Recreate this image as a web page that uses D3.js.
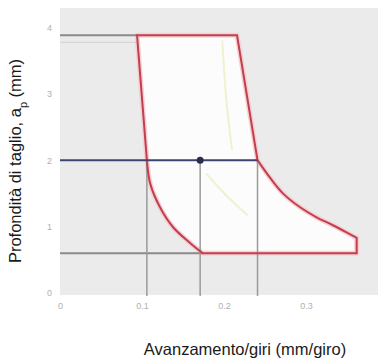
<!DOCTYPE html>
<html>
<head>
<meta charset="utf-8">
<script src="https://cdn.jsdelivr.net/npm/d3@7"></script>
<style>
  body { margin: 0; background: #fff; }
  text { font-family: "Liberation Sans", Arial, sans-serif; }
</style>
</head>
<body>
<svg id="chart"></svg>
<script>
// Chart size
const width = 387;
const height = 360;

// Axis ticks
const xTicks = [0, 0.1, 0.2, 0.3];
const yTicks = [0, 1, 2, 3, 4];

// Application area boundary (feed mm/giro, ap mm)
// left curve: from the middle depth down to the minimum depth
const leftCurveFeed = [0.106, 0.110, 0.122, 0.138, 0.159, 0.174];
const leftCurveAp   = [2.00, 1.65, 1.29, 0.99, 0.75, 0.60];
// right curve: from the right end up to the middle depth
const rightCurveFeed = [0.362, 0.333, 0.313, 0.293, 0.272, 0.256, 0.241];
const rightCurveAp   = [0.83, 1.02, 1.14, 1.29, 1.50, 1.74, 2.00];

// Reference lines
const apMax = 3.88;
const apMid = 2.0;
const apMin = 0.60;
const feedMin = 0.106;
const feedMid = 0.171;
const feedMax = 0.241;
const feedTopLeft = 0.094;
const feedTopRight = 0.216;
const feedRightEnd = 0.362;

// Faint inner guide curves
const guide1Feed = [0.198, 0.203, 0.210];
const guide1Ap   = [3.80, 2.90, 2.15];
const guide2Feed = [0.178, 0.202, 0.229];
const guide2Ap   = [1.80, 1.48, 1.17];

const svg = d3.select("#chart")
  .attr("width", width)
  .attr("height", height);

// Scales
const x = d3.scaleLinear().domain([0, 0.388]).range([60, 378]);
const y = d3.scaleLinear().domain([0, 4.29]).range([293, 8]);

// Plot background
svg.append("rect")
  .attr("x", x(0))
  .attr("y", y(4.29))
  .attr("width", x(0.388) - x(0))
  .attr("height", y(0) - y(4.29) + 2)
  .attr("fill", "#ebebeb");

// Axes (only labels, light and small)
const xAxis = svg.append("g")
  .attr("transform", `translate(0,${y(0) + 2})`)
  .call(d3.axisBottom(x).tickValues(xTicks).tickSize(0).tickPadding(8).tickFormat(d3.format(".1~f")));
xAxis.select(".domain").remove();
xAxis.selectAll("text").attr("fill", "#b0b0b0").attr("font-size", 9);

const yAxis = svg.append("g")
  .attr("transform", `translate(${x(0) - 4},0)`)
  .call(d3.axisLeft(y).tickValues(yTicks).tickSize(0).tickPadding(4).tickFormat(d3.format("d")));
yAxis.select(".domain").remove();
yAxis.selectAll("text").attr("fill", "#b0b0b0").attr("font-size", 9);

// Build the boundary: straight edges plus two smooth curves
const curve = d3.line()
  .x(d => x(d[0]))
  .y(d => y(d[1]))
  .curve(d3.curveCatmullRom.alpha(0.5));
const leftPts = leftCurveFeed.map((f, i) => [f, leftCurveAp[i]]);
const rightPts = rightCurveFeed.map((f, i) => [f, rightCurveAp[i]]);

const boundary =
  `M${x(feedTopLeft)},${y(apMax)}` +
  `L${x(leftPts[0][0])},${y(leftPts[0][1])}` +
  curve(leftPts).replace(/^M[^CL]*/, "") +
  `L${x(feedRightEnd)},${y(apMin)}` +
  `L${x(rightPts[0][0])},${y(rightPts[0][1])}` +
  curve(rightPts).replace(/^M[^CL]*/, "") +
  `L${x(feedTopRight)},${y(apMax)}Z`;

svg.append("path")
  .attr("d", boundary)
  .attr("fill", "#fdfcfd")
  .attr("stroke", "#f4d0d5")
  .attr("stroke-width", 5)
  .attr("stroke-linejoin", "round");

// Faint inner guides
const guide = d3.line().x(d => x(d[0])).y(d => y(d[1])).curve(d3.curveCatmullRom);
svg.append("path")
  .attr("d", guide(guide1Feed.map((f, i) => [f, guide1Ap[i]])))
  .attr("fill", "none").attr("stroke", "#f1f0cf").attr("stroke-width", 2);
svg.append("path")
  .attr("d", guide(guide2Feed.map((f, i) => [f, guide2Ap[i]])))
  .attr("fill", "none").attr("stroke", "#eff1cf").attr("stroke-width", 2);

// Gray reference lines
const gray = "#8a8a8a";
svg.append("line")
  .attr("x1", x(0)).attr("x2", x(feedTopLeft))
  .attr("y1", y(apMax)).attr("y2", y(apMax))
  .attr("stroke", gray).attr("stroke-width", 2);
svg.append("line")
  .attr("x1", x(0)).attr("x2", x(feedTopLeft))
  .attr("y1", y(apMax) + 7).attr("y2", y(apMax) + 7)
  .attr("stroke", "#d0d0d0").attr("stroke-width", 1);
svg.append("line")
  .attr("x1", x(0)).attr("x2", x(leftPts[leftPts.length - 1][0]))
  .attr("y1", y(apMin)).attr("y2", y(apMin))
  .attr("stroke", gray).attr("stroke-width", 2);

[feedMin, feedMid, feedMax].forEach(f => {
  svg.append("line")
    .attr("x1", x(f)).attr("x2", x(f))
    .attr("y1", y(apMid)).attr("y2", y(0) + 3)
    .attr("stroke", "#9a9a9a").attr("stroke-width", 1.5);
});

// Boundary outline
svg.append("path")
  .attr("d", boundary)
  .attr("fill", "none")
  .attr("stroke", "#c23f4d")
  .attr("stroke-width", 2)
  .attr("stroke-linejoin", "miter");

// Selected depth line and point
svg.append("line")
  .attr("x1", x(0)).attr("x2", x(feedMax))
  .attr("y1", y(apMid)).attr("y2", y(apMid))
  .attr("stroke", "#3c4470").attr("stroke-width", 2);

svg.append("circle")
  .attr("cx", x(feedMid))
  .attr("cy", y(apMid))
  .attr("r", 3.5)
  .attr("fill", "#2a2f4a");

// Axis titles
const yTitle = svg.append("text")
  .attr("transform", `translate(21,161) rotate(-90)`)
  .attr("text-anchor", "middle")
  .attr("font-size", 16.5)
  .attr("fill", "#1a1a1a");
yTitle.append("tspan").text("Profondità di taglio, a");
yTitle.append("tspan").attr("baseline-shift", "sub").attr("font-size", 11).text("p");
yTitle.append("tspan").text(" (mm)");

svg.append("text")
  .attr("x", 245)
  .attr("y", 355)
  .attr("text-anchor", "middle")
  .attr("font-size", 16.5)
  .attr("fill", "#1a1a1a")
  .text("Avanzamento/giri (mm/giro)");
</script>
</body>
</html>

→ **WHAT IS BEING ASKED**
Write out an exact copy of the listing, first line through the line containing "[1.80, 1.48, 1.17];", with the pictures left out.

→ **EXERCISE ANSWER**
Recreate this image as a web page that uses D3.js.
<!DOCTYPE html>
<html>
<head>
<meta charset="utf-8">
<script src="https://cdn.jsdelivr.net/npm/d3@7"></script>
<style>
  body { margin: 0; background: #fff; }
  text { font-family: "Liberation Sans", Arial, sans-serif; }
</style>
</head>
<body>
<svg id="chart"></svg>
<script>
// Chart size
const width = 387;
const height = 360;

// Axis ticks
const xTicks = [0, 0.1, 0.2, 0.3];
const yTicks = [0, 1, 2, 3, 4];

// Application area boundary (feed mm/giro, ap mm)
// left curve: from the middle depth down to the minimum depth
const leftCurveFeed = [0.106, 0.110, 0.122, 0.138, 0.159, 0.174];
const leftCurveAp   = [2.00, 1.65, 1.29, 0.99, 0.75, 0.60];
// right curve: from the right end up to the middle depth
const rightCurveFeed = [0.362, 0.333, 0.313, 0.293, 0.272, 0.256, 0.241];
const rightCurveAp   = [0.83, 1.02, 1.14, 1.29, 1.50, 1.74, 2.00];

// Reference lines
const apMax = 3.88;
const apMid = 2.0;
const apMin = 0.60;
const feedMin = 0.106;
const feedMid = 0.171;
const feedMax = 0.241;
const feedTopLeft = 0.094;
const feedTopRight = 0.216;
const feedRightEnd = 0.362;

// Faint inner guide curves
const guide1Feed = [0.198, 0.203, 0.210];
const guide1Ap   = [3.80, 2.90, 2.15];
const guide2Feed = [0.178, 0.202, 0.229];
const guide2Ap   = [1.80, 1.48, 1.17];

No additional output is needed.